The elevated GUP refcount prevents the page from getting the bit set again, regardless of what happens to it.
Then on the WP sides.. Obviously we clear the bit when applying a WP for copy. So all the bad GUP cases are halted now, as with a cleared bit and a != 1 refcount COW must happen.
Then, it is also the case that most often a read-only page will have this bit cleared, UFFWD WP being the exception.
UFFWD WP works fine as it will have the bit set in the cases we care about and COW will not happen.
If the bit is not set then everything works as is today and you get extra COWs. We still have to fix the things that are missing the extra COWs to check the page ref to fix this.

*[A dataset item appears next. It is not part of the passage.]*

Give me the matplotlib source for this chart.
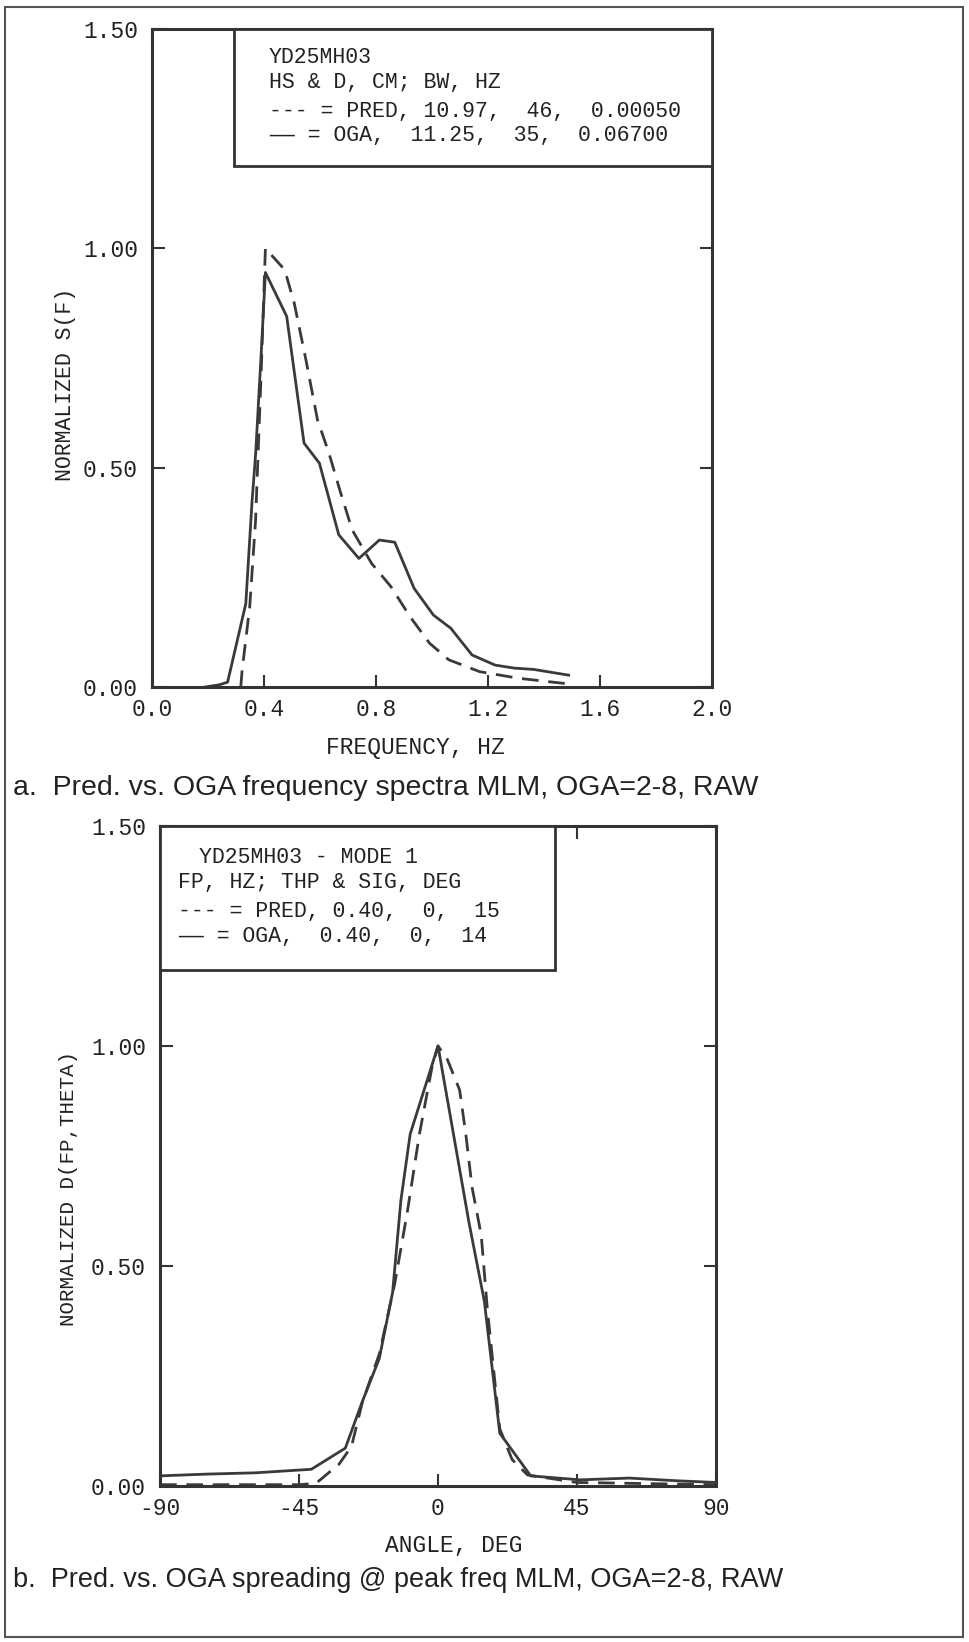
import matplotlib
matplotlib.use("Agg")
import matplotlib.pyplot as plt
from matplotlib.patches import Rectangle

# Panel a: frequency spectra
freq_oga = [0.19, 0.24, 0.27, 0.335, 0.357, 0.37, 0.39, 0.405, 0.481, 0.543, 0.598, 0.667,
            0.739, 0.812, 0.867, 0.936, 1.005, 1.067, 1.143, 1.225, 1.294, 1.364, 1.488]
s_oga = [0.0, 0.005, 0.011, 0.19, 0.42, 0.53, 0.76, 0.945, 0.845, 0.556, 0.51, 0.347,
         0.293, 0.335, 0.33, 0.225, 0.164, 0.134, 0.073, 0.05, 0.043, 0.04, 0.027]
freq_pred = [0.317, 0.322, 0.349, 0.37, 0.39, 0.405, 0.474, 0.508, 0.55, 0.591, 0.632, 0.674,
             0.715, 0.784, 0.853, 0.922, 0.991, 1.06, 1.17, 1.308, 1.474]
s_pred = [0.0, 0.039, 0.183, 0.381, 0.72, 1.0, 0.951, 0.875, 0.745, 0.609, 0.533, 0.442,
          0.358, 0.282, 0.229, 0.16, 0.1, 0.062, 0.035, 0.02, 0.008]

# Panel b: directional spreading at peak frequency
ang_oga = [-90, -75, -59, -41, -30, -24.6, -19, -14.7, -12, -9, 0, 10, 15, 20, 30, 46, 62, 77, 90]
d_oga = [0.023, 0.027, 0.03, 0.038, 0.086, 0.19, 0.29, 0.44, 0.65, 0.8, 1.0, 0.6, 0.42, 0.12,
         0.023, 0.014, 0.018, 0.012, 0.008]
ang_pred = [-90, -45, -39.5, -32, -28, -24.5, -19, -14, -10, -6, -2, 0, 3, 7, 9, 11, 14, 16, 20,
            24, 29, 45, 90]
d_pred = [0.003, 0.003, 0.006, 0.05, 0.09, 0.19, 0.3, 0.46, 0.62, 0.8, 0.95, 1.0, 0.97, 0.9,
          0.8, 0.68, 0.57, 0.4, 0.13, 0.06, 0.025, 0.008, 0.003]

legend_a = ["YD25MH03", "HS & D, CM; BW, HZ",
            "--- = PRED, 10.97,  46,  0.00050",
            "\u2014\u2014 = OGA,  11.25,  35,  0.06700"]
legend_b = ["YD25MH03 - MODE 1", "FP, HZ; THP & SIG, DEG",
            "--- = PRED, 0.40,  0,  15",
            "\u2014\u2014 = OGA,  0.40,  0,  14"]

MONO = "Liberation Mono"
LC = "#3a3a3a"

fig = plt.figure(figsize=(9.69, 16.42), dpi=100)
fig.patch.set_facecolor("white")

# outer frame
fig.add_artist(Rectangle((5 / 969, 1 - 1637 / 1642), 958 / 969, 1630 / 1642,
                         transform=fig.transFigure, fill=False, lw=1.5, ec="#555555"))


def style_axes(ax, xticks, xlabels):
    for s in ax.spines.values():
        s.set_linewidth(2.2)
        s.set_color("#333333")
    ax.set_yticks([0, 0.5, 1.0, 1.5])
    ax.set_yticklabels(["0.00", "0.50", "1.00", "1.50"], fontfamily=MONO, fontsize=16.5)
    ax.set_xticks(xticks)
    ax.set_xticklabels(xlabels, fontfamily=MONO, fontsize=16.5)
    ax.tick_params(direction="in", length=9, width=1.5, top=True, right=True,
                   color="#333333", labelcolor="#222222")
    ax.tick_params(axis="y", pad=10)
    ax.tick_params(axis="x", pad=8)


# ---- panel a
ax1 = fig.add_axes([152 / 969, 1 - 687 / 1642, 560 / 969, 658 / 1642])
ax1.plot(freq_oga, s_oga, color=LC, lw=2.0)
ax1.plot(freq_pred, s_pred, color=LC, lw=2.0, dashes=(6, 3.5))
ax1.set_xlim(0, 2.0)
ax1.set_ylim(0, 1.5)
style_axes(ax1, [0, 0.4, 0.8, 1.2, 1.6, 2.0], ["0.0", "0.4", "0.8", "1.2", "1.6", "2.0"])
ax1.set_ylabel("NORMALIZED S(F)", fontfamily=MONO, fontsize=15.5, color="#222222")
ax1.yaxis.set_label_coords(-0.135, 0.46)
ax1.set_xlabel("FREQUENCY, HZ", fontfamily=MONO, fontsize=16.5, color="#222222")
ax1.xaxis.set_label_coords(0.47, -0.074)
ax1.add_patch(Rectangle((82 / 560, 1 - 137 / 658), 478 / 560, 137 / 658,
                        transform=ax1.transAxes, fill=True, fc="white", ec="#333333",
                        lw=2.0, zorder=3))
for txt, yy in zip(legend_a, [0.956, 0.919, 0.875, 0.838]):
    ax1.text(0.209, yy, txt, transform=ax1.transAxes, fontfamily=MONO, fontsize=15.5,
             va="center", ha="left", color="#222222", zorder=4)

fig.text(13 / 969, 1 - 788 / 1642,
         "a.  Pred. vs. OGA frequency spectra MLM, OGA=2-8, RAW",
         fontfamily="Liberation Sans", fontsize=20.5, va="center", ha="left", color="#222222")

# ---- panel b
ax2 = fig.add_axes([160 / 969, 1 - 1486 / 1642, 556 / 969, 660 / 1642])
ax2.plot(ang_oga, d_oga, color=LC, lw=2.0)
ax2.plot(ang_pred, d_pred, color=LC, lw=2.0, dashes=(6, 3.5))
ax2.set_xlim(-90, 90)
ax2.set_ylim(0, 1.5)
style_axes(ax2, [-90, -45, 0, 45, 90], ["-90", "-45", "0", "45", "90"])
ax2.set_ylabel("NORMALIZED D(FP,THETA)", fontfamily=MONO, fontsize=15, color="#222222")
ax2.yaxis.set_label_coords(-0.148, 0.45)
ax2.set_xlabel("ANGLE, DEG", fontfamily=MONO, fontsize=16.5, color="#222222")
ax2.xaxis.set_label_coords(0.529, -0.073)
ax2.add_patch(Rectangle((0, 1 - 144 / 660), 395 / 556, 144 / 660,
                        transform=ax2.transAxes, fill=True, fc="white", ec="#333333",
                        lw=2.0, zorder=3))
for i, (txt, yy) in enumerate(zip(legend_b, [0.953, 0.914, 0.870, 0.832])):
    xx = 0.070 if i == 0 else 0.032
    ax2.text(xx, yy, txt, transform=ax2.transAxes, fontfamily=MONO, fontsize=15.5,
             va="center", ha="left", color="#222222", zorder=4)

fig.text(13 / 969, 1 - 1580 / 1642,
         "b.  Pred. vs. OGA spreading @ peak freq MLM, OGA=2-8, RAW",
         fontfamily="Liberation Sans", fontsize=19.5, va="center", ha="left", color="#222222")

fig.savefig("out.png", dpi=100)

It seems this new bit is acting as a 'COW disable', so, the accuracy of COW vs GUP&speculative pagerefs now relies on setting the bit as aggressively as possible when it is safe and cheap to do so.
But we really want to avoid degrading fork() for everybody that doesn't do heavy GUP ...
If I got it right this is why it is not just mapcount reduced to 1 bit. It is quite different, even though "this VM owns the page outright" sure sounds like "mapcount == 1"..
It seems like an interesting direction - the security properties seem good as we only have to take care of sites applying WP to decide what to do with the extra bit, and all places that set the bit to 1 do so after testing refcount under various locks preventing PTE WP.
That just leave the THP splitting.. I suppose we get the PTL, then compute the current value of the new bit based on refcount and diffuse it to all tail pages, then update the PMD and release the PTL. Safe against concurrent WP - don't need DoubleMap horrors because it isn't a counter.
Not set it stone, just an idea what I'm playing with right now ... and I have to tripple-check if
- page is PTE mapped in the page table I'm walking
- page_count() == 1
Really means that "this is the only reference.". I do strongly believe so .. :)
AFAIK the only places that can break this are places putting struct page memory into special PTEs. Which is horrific and is just bugs, but I think I've seen it from time to time :(
As we only care about anon pages, I think that doesn't apply. At least that's what I hope.